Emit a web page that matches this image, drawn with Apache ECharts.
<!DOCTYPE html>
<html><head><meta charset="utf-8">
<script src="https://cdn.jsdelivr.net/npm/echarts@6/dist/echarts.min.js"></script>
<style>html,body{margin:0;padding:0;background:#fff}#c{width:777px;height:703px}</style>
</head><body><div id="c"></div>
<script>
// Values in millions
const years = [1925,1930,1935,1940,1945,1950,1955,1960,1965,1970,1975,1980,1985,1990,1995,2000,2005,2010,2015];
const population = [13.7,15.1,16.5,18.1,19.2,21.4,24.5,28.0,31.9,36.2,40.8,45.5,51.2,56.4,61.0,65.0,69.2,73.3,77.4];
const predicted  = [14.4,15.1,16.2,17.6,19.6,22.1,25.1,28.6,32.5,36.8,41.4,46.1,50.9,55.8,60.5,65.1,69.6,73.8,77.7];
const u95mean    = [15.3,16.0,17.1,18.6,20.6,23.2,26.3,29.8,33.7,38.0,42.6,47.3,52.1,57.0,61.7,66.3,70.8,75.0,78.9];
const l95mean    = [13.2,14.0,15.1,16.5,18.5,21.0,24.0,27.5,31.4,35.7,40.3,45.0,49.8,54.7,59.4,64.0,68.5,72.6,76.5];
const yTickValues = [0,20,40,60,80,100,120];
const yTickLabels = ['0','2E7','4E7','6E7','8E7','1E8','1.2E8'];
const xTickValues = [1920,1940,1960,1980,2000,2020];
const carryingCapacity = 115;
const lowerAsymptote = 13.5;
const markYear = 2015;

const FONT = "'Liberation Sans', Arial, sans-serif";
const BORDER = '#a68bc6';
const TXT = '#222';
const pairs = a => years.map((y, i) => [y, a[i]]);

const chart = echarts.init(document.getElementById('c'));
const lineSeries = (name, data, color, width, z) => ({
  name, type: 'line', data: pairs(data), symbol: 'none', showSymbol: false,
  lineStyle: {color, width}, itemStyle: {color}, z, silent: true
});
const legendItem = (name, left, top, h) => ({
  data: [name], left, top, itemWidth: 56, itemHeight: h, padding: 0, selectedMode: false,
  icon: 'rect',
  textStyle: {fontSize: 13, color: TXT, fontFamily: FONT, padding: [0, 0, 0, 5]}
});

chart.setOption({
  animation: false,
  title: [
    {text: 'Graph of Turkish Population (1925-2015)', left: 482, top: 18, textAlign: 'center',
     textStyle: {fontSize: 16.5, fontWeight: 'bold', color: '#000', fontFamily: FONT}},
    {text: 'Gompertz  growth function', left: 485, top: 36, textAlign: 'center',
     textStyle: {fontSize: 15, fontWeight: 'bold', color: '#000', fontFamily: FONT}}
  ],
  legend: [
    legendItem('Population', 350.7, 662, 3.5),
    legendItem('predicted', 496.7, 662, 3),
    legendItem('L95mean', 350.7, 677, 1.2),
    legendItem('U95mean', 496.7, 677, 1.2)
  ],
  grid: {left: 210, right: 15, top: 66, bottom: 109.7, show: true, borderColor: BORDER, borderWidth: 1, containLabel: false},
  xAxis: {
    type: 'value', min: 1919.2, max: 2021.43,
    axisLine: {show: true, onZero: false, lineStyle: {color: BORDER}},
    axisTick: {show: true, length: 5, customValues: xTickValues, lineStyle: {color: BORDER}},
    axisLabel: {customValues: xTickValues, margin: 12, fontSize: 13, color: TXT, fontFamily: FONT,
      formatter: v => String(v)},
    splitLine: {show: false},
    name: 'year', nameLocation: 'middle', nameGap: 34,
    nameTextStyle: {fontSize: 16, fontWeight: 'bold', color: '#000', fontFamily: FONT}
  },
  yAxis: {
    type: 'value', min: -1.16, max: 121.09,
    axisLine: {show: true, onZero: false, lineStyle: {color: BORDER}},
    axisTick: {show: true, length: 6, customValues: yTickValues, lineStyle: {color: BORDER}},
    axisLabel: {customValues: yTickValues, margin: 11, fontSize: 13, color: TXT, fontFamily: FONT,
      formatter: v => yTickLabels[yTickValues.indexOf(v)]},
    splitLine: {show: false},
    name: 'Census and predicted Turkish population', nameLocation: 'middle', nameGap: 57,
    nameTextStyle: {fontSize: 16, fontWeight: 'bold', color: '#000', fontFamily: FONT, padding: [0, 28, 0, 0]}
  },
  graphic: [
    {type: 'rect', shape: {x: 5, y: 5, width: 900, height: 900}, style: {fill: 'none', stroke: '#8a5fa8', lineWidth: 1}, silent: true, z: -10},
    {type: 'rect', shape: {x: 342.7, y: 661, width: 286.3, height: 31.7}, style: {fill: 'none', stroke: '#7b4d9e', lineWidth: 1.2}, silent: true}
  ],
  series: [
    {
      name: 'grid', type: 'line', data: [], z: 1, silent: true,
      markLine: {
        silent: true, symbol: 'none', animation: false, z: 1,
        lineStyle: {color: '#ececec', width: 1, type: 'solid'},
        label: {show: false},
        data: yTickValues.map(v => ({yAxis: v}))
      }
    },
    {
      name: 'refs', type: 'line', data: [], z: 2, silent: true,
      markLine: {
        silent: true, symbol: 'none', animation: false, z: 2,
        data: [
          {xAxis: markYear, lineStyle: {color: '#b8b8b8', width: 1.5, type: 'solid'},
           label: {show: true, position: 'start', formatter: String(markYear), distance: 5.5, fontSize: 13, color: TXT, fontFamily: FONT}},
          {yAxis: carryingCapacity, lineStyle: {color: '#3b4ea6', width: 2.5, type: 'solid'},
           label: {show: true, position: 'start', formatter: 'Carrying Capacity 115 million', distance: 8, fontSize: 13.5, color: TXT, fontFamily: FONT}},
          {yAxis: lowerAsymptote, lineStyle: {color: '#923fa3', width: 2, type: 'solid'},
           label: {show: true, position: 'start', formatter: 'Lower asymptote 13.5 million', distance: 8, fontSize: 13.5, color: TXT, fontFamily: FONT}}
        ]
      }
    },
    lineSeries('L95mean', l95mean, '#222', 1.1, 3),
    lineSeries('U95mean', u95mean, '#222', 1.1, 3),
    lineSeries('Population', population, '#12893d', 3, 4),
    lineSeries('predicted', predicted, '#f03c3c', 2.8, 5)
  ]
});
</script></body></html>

- - -

DO THIS: Each line of the listing should be copied exactly.

ANSWER BELOW:
Emit a web page that matches this image, drawn with Apache ECharts.
<!DOCTYPE html>
<html><head><meta charset="utf-8">
<script src="https://cdn.jsdelivr.net/npm/echarts@6/dist/echarts.min.js"></script>
<style>html,body{margin:0;padding:0;background:#fff}#c{width:777px;height:703px}</style>
</head><body><div id="c"></div>
<script>
// Values in millions
const years = [1925,1930,1935,1940,1945,1950,1955,1960,1965,1970,1975,1980,1985,1990,1995,2000,2005,2010,2015];
const population = [13.7,15.1,16.5,18.1,19.2,21.4,24.5,28.0,31.9,36.2,40.8,45.5,51.2,56.4,61.0,65.0,69.2,73.3,77.4];
const predicted  = [14.4,15.1,16.2,17.6,19.6,22.1,25.1,28.6,32.5,36.8,41.4,46.1,50.9,55.8,60.5,65.1,69.6,73.8,77.7];
const u95mean    = [15.3,16.0,17.1,18.6,20.6,23.2,26.3,29.8,33.7,38.0,42.6,47.3,52.1,57.0,61.7,66.3,70.8,75.0,78.9];
const l95mean    = [13.2,14.0,15.1,16.5,18.5,21.0,24.0,27.5,31.4,35.7,40.3,45.0,49.8,54.7,59.4,64.0,68.5,72.6,76.5];
const yTickValues = [0,20,40,60,80,100,120];
const yTickLabels = ['0','2E7','4E7','6E7','8E7','1E8','1.2E8'];
const xTickValues = [1920,1940,1960,1980,2000,2020];
const carryingCapacity = 115;
const lowerAsymptote = 13.5;
const markYear = 2015;

const FONT = "'Liberation Sans', Arial, sans-serif";
const BORDER = '#a68bc6';
const TXT = '#222';
const pairs = a => years.map((y, i) => [y, a[i]]);

const chart = echarts.init(document.getElementById('c'));
const lineSeries = (name, data, color, width, z) => ({
  name, type: 'line', data: pairs(data), symbol: 'none', showSymbol: false,
  lineStyle: {color, width}, itemStyle: {color}, z, silent: true
});
const legendItem = (name, left, top, h) => ({
  data: [name], left, top, itemWidth: 56, itemHeight: h, padding: 0, selectedMode: false,
  icon: 'rect',
  textStyle: {fontSize: 13, color: TXT, fontFamily: FONT, padding: [0, 0, 0, 5]}
});

chart.setOption({
  animation: false,
  title: [
    {text: 'Graph of Turkish Population (1925-2015)', left: 482, top: 18, textAlign: 'center',
     textStyle: {fontSize: 16.5, fontWeight: 'bold', color: '#000', fontFamily: FONT}},
    {text: 'Gompertz  growth function', left: 485, top: 36, textAlign: 'center',
     textStyle: {fontSize: 15, fontWeight: 'bold', color: '#000', fontFamily: FONT}}
  ],
  legend: [
    legendItem('Population', 350.7, 662, 3.5),
    legendItem('predicted', 496.7, 662, 3),
    legendItem('L95mean', 350.7, 677, 1.2),
    legendItem('U95mean', 496.7, 677, 1.2)
  ],
  grid: {left: 210, right: 15, top: 66, bottom: 109.7, show: true, borderColor: BORDER, borderWidth: 1, containLabel: false},
  xAxis: {
    type: 'value', min: 1919.2, max: 2021.43,
    axisLine: {show: true, onZero: false, lineStyle: {color: BORDER}},
    axisTick: {show: true, length: 5, customValues: xTickValues, lineStyle: {color: BORDER}},
    axisLabel: {customValues: xTickValues, margin: 12, fontSize: 13, color: TXT, fontFamily: FONT,
      formatter: v => String(v)},
    splitLine: {show: false},
    name: 'year', nameLocation: 'middle', nameGap: 34,
    nameTextStyle: {fontSize: 16, fontWeight: 'bold', color: '#000', fontFamily: FONT}
  },
  yAxis: {
    type: 'value', min: -1.16, max: 121.09,
    axisLine: {show: true, onZero: false, lineStyle: {color: BORDER}},
    axisTick: {show: true, length: 6, customValues: yTickValues, lineStyle: {color: BORDER}},
    axisLabel: {customValues: yTickValues, margin: 11, fontSize: 13, color: TXT, fontFamily: FONT,
      formatter: v => yTickLabels[yTickValues.indexOf(v)]},
    splitLine: {show: false},
    name: 'Census and predicted Turkish population', nameLocation: 'middle', nameGap: 57,
    nameTextStyle: {fontSize: 16, fontWeight: 'bold', color: '#000', fontFamily: FONT, padding: [0, 28, 0, 0]}
  },
  graphic: [
    {type: 'rect', shape: {x: 5, y: 5, width: 900, height: 900}, style: {fill: 'none', stroke: '#8a5fa8', lineWidth: 1}, silent: true, z: -10},
    {type: 'rect', shape: {x: 342.7, y: 661, width: 286.3, height: 31.7}, style: {fill: 'none', stroke: '#7b4d9e', lineWidth: 1.2}, silent: true}
  ],
  series: [
    {
      name: 'grid', type: 'line', data: [], z: 1, silent: true,
      markLine: {
        silent: true, symbol: 'none', animation: false, z: 1,
        lineStyle: {color: '#ececec', width: 1, type: 'solid'},
        label: {show: false},
        data: yTickValues.map(v => ({yAxis: v}))
      }
    },
    {
      name: 'refs', type: 'line', data: [], z: 2, silent: true,
      markLine: {
        silent: true, symbol: 'none', animation: false, z: 2,
        data: [
          {xAxis: markYear, lineStyle: {color: '#b8b8b8', width: 1.5, type: 'solid'},
           label: {show: true, position: 'start', formatter: String(markYear), distance: 5.5, fontSize: 13, color: TXT, fontFamily: FONT}},
          {yAxis: carryingCapacity, lineStyle: {color: '#3b4ea6', width: 2.5, type: 'solid'},
           label: {show: true, position: 'start', formatter: 'Carrying Capacity 115 million', distance: 8, fontSize: 13.5, color: TXT, fontFamily: FONT}},
          {yAxis: lowerAsymptote, lineStyle: {color: '#923fa3', width: 2, type: 'solid'},
           label: {show: true, position: 'start', formatter: 'Lower asymptote 13.5 million', distance: 8, fontSize: 13.5, color: TXT, fontFamily: FONT}}
        ]
      }
    },
    lineSeries('L95mean', l95mean, '#222', 1.1, 3),
    lineSeries('U95mean', u95mean, '#222', 1.1, 3),
    lineSeries('Population', population, '#12893d', 3, 4),
    lineSeries('predicted', predicted, '#f03c3c', 2.8, 5)
  ]
});
</script></body></html>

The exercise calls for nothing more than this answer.